A Xepa, com André Bezerra e convidados
A Xepa
A arte de comer demoradamente
Por André Bezerra
Uma Crônica em Defesa do Alimento, do Universo e da Delonga
Se, por um lado, meu apetite sempre despertou a curiosidade das pessoas, por outro lado é a curiosidade que, deliberadamente, desperta o meu apetite. Do modo como enxergo o tema, a preguiça é uma virtude que Deus presenteia os seres mais bem aventurados. O hábito de dedicar longas horas à mesa, numa refeição, me parece tão necessário como é, para um panda, dedicar seus dias a roer bambu e rolar pelas florestas geladas da China. Essa mania de roer é outra coisa que tenho em comum com o urso, embora num sentido mais figurado. Roer, à mesa, significa comer aos poucos, deixando-me capturar, lentamente, por nuances como sabor, temperatura, consistência e outras características dos alimentos. Diante de uma boa refeição, aprecio as delongas.
Fora da mesa, por exemplo, sou capaz de empregar uma tarde entre árvores frutíferas, sob a sombra, perambulando como um esquilo ou espreitando feito um lagarto. Não resisto a uma goiabeira carregada. A natureza é maquiavélica e reserva as melhores frutas, mais maduras, doces e perfeitas, às criaturas que conseguem atingir a parte mais alta dos pés, repare. As goiabas que dão nos galhos mais baixos são menores, mais pálidas, menos graciosas. Deixo estas para os vermes ou bichos mais sorrateiros. Prefiro escalar pelos galhos em direção ao céu, em meio ao buquê perfumado, disputar com os beija-flores. Lá do alto, deixo o tempo passar, atiro as sobras e rejeitos ao chão.
A minha xepa é um festim para pequenos bandos de pardais e sabiás. Também sou um exímio colhedor de amoras. Encontro o meu caminho em meio à folhagem da amoreira, cuidadosamente. Com as pontas dos dedos, separo as folhas como cachos nos cabelos de uma menina. Gosto dos espinhos. Eles mantêm os apressados longe das frutas mais doces. Utilizo estes espinhos como ganchos para atrair os galhos. Alongo os braços e recolho as amoras das extremidades mais distantes.
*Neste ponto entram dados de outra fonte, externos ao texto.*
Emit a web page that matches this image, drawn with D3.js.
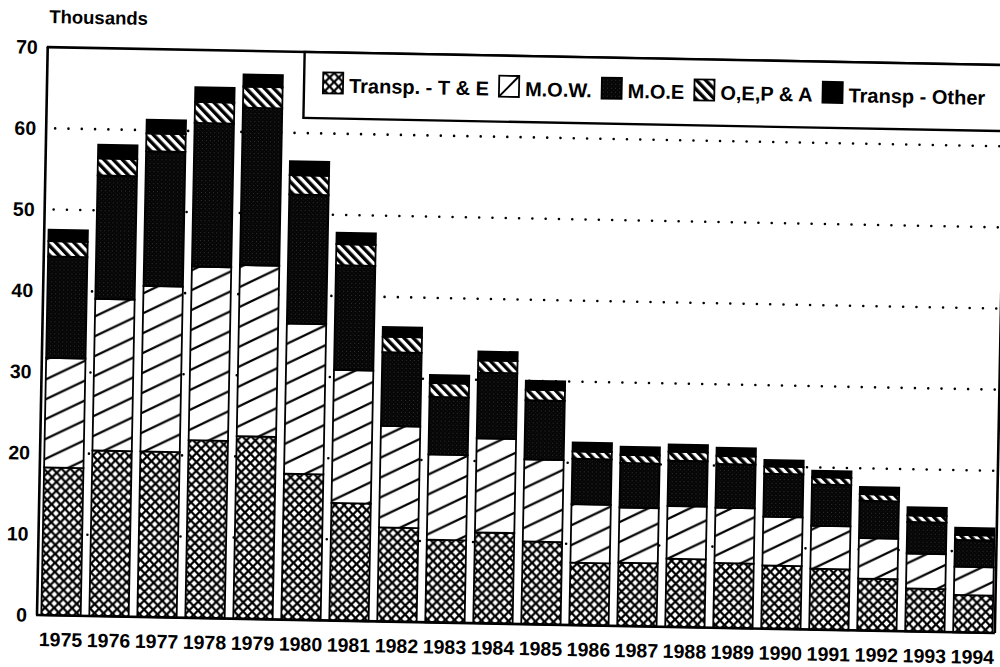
<!DOCTYPE html>
<html>
<head>
<meta charset="utf-8">
<script src="https://cdn.jsdelivr.net/npm/d3@7"></script>
<style>
  html, body { margin: 0; padding: 0; background: #fff; }
  svg { display: block; }
  text { font-family: "Liberation Sans", Arial, Helvetica, sans-serif; font-weight: bold; fill: #000; }
</style>
</head>
<body>
<svg id="chart" width="1000" height="667"></svg>
<script>
// ---- data (thousands) ----
const years = ["1975","1976","1977","1978","1979","1980","1981","1982","1983","1984",
               "1985","1986","1987","1988","1989","1990","1991","1992","1993","1994"];
const seriesNames = ["Transp. - T & E", "M.O.W.", "M.O.E", "O,E,P & A", "Transp - Other"];
const transpTE  = [18.2, 20.4, 20.4, 21.9, 22.5, 18.0, 14.5, 11.6, 10.2, 11.2, 10.2, 7.7, 7.8, 8.4, 8.0, 7.8, 7.5, 6.4, 5.3, 4.6];
const mow       = [13.5, 18.7, 20.4, 21.4, 21.1, 18.5, 16.4, 12.5, 10.5, 11.6, 10.1, 7.2, 6.8, 6.5, 6.8, 6.0, 5.3, 5.0, 4.3, 3.5];
const moe       = [12.5, 15.2, 16.6, 17.7, 19.4, 15.9, 12.9, 9.1, 7.1, 8.1, 7.3, 5.6, 5.5, 5.6, 5.4, 5.3, 5.1, 4.6, 3.9, 3.3];
const oepa      = [1.9, 2.1, 2.2, 2.6, 2.6, 2.4, 2.6, 1.9, 1.7, 1.5, 1.3, 0.9, 1.0, 1.1, 1.0, 0.9, 0.9, 0.8, 0.8, 0.6];
const transpOth = [1.4, 1.7, 1.7, 1.8, 1.5, 1.7, 1.4, 1.2, 1.0, 1.1, 1.1, 1.1, 1.0, 0.9, 1.0, 0.8, 0.8, 0.9, 1.0, 0.9];
const yTickValues = [0, 10, 20, 30, 40, 50, 60, 70];
const gridValues = [10, 20, 30, 40, 50, 60];
const yAxisTitle = "Thousands";

// ---- build table ----
const keys = ["te", "mow", "moe", "oepa", "oth"];
const columns = [transpTE, mow, moe, oepa, transpOth];
const table = years.map((yr, i) => {
  const row = { year: yr };
  keys.forEach((k, j) => row[k] = columns[j][i]);
  return row;
});

// ---- layout ----
const svg = d3.select("#chart");
const left = 37, right = 997, baseY = 615, topY = 47;
const x = d3.scaleBand().domain(years).range([left, right]).paddingInner(0.18).paddingOuter(0.09);
const y = d3.scaleLinear().domain([0, 70]).range([baseY, topY]);

// ---- patterns ----
const defs = svg.append("defs");
// crosshatch: black with white diamonds
const pTE = defs.append("pattern").attr("id", "pTE").attr("patternUnits", "userSpaceOnUse")
  .attr("width", 9).attr("height", 9);
pTE.append("rect").attr("width", 9).attr("height", 9).attr("fill", "#000");
const dia = (cx, cy, r) => `M${cx},${cy - r}L${cx + r},${cy}L${cx},${cy + r}L${cx - r},${cy}Z`;
pTE.append("path").attr("fill", "#fff")
  .attr("d", dia(4.5, 4.5, 2.9) + dia(0, 0, 2.9) + dia(9, 0, 2.9) + dia(0, 9, 2.9) + dia(9, 9, 2.9));
// MOW: shallow forward diagonals
const pMOW = defs.append("pattern").attr("id", "pMOW").attr("patternUnits", "userSpaceOnUse")
  .attr("width", 40).attr("height", 20);
pMOW.append("rect").attr("width", 40).attr("height", 20).attr("fill", "#fff");
pMOW.append("path").attr("stroke", "#000").attr("stroke-width", 2.2).attr("fill", "none")
  .attr("d", "M-10,25L50,-5M-10,5L10,-5M30,25L50,15");
// MOE: black stipple
const pMOE = defs.append("pattern").attr("id", "pMOE").attr("patternUnits", "userSpaceOnUse")
  .attr("width", 4).attr("height", 4);
pMOE.append("rect").attr("width", 4).attr("height", 4).attr("fill", "#060606");
pMOE.append("rect").attr("x", 1).attr("y", 1).attr("width", 0.8).attr("height", 0.8).attr("fill", "#4a4a4a");
pMOE.append("rect").attr("x", 3).attr("y", 3).attr("width", 0.6).attr("height", 0.6).attr("fill", "#333");
// OEPA: bold back-diagonal stripes
const pOE = defs.append("pattern").attr("id", "pOE").attr("patternUnits", "userSpaceOnUse")
  .attr("width", 6.6).attr("height", 6.6).attr("patternTransform", "rotate(-45)");
pOE.append("rect").attr("width", 6.6).attr("height", 6.6).attr("fill", "#fff");
pOE.append("rect").attr("width", 3.4).attr("height", 6.6).attr("fill", "#000");

const fills = { te: "url(#pTE)", mow: "url(#pMOW)", moe: "url(#pMOE)", oepa: "url(#pOE)", oth: "#000" };

// whole scanned page is slightly rotated
const g = svg.append("g").attr("transform", `rotate(1.08, ${left}, ${baseY})`);

// axis title
g.append("text").attr("x", 38).attr("y", 23).attr("font-size", 18.5).text(yAxisTitle);

// y tick labels
g.append("g").selectAll("text").data(yTickValues).join("text")
  .attr("x", 27).attr("y", d => y(d) + 7).attr("text-anchor", "end")
  .attr("font-size", 19.5).text(d => d);

// dotted gridlines
g.append("g").selectAll("line").data(gridValues).join("line")
  .attr("x1", left + 9).attr("x2", right - 2).attr("y1", d => y(d)).attr("y2", d => y(d))
  .attr("stroke", "#000").attr("stroke-width", 2.6).attr("stroke-linecap", "round")
  .attr("stroke-dasharray", "0 13.3");

// stacked bars
const stack = d3.stack().keys(keys)(table);
g.append("g").selectAll("g").data(stack).join("g")
  .attr("fill", d => fills[d.key])
  .selectAll("rect").data(d => d).join("rect")
  .attr("x", d => x(d.data.year))
  .attr("width", x.bandwidth())
  .attr("y", d => y(d[1]))
  .attr("height", d => y(d[0]) - y(d[1]))
  .attr("stroke", "#000").attr("stroke-width", 1.8);

// frame
const frame = g.append("g").attr("stroke", "#000").attr("stroke-width", 2.6).attr("fill", "none");
frame.append("line").attr("x1", left).attr("x2", left).attr("y1", topY).attr("y2", baseY);
frame.append("line").attr("x1", left - 1).attr("x2", right - 2).attr("y1", baseY).attr("y2", baseY);
frame.append("line").attr("x1", left - 1).attr("x2", right + 30).attr("y1", topY).attr("y2", topY);
frame.append("line").attr("x1", right - 2).attr("x2", right - 2).attr("y1", topY).attr("y2", baseY);

// year labels
g.append("g").selectAll("text").data(years).join("text")
  .attr("x", d => x(d) + x.bandwidth() / 2).attr("y", 646)
  .attr("text-anchor", "middle").attr("font-size", 19.5).text(d => d);

// legend
const lg = g.append("g");
lg.append("rect").attr("x", 294).attr("y", topY).attr("width", 740).attr("height", 66)
  .attr("fill", "#fff").attr("stroke", "#000").attr("stroke-width", 2.4);
let cx = 313;
seriesNames.forEach((name, i) => {
  const k = keys[i];
  const item = lg.append("g");
  item.append("rect").attr("x", cx).attr("y", 67).attr("width", 20).attr("height", 21)
    .attr("fill", k === "mow" ? "#fff" : fills[k]).attr("stroke", "#000").attr("stroke-width", 1.8);
  if (k === "mow") {
    item.append("line").attr("x1", cx).attr("y1", 88).attr("x2", cx + 20).attr("y2", 67)
      .attr("stroke", "#000").attr("stroke-width", 2);
  }
  const t = item.append("text").attr("x", cx + 26).attr("y", 87).attr("font-size", 20).text(name);
  cx += 26 + t.node().getComputedTextLength() + 10;
});
</script>
</body>
</html>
Trago as frutinhas inteiras até a boca, mancho as mãos. Somente os impacientes sacodem o pé para recolherem as frutas mais fracas do chão. Desastrados, pisam nelas. Eu prefiro me unir à árvore.
Roer, à mesa, significa comer aos poucos, deixando-me capturar, lentamente, por nuances como sabor, temperatura, consistência e outras características dos alimentos. Diante de uma boa refeição, aprecio as delongas.
Sou assim à mesa, gosto de desvendar cada etapa da receita. Imaginar que faço parte de um capítulo importante da refeição diante de mim é tão fundamental quanto o ato de mastigar. Quantas etapas, conhecimento, técnicas, ciência e segredos até o prato. Por trás daqueles preparos, algumas expectativas frustradas, mas, na maior parte, tentativas bem-sucedidas. Quantas histórias a serem contadas?
A estrada, o lombo do animal, alqueires, quilômetros, quantas vidas no campo e na cidade. A chuva, o sol, a lua, as marés e a dança das estações. Calor, frio, o baile celestial das estrelas, o movimento silencioso dos planetas. Tudo acontece lentamente, numa cronologia milagrosa e divina, entre dias e noites. Ao final dessa extensa linha de tempo, estamos eu e o prato.
Garfo e faca nas mãos, resta-me comer devagar.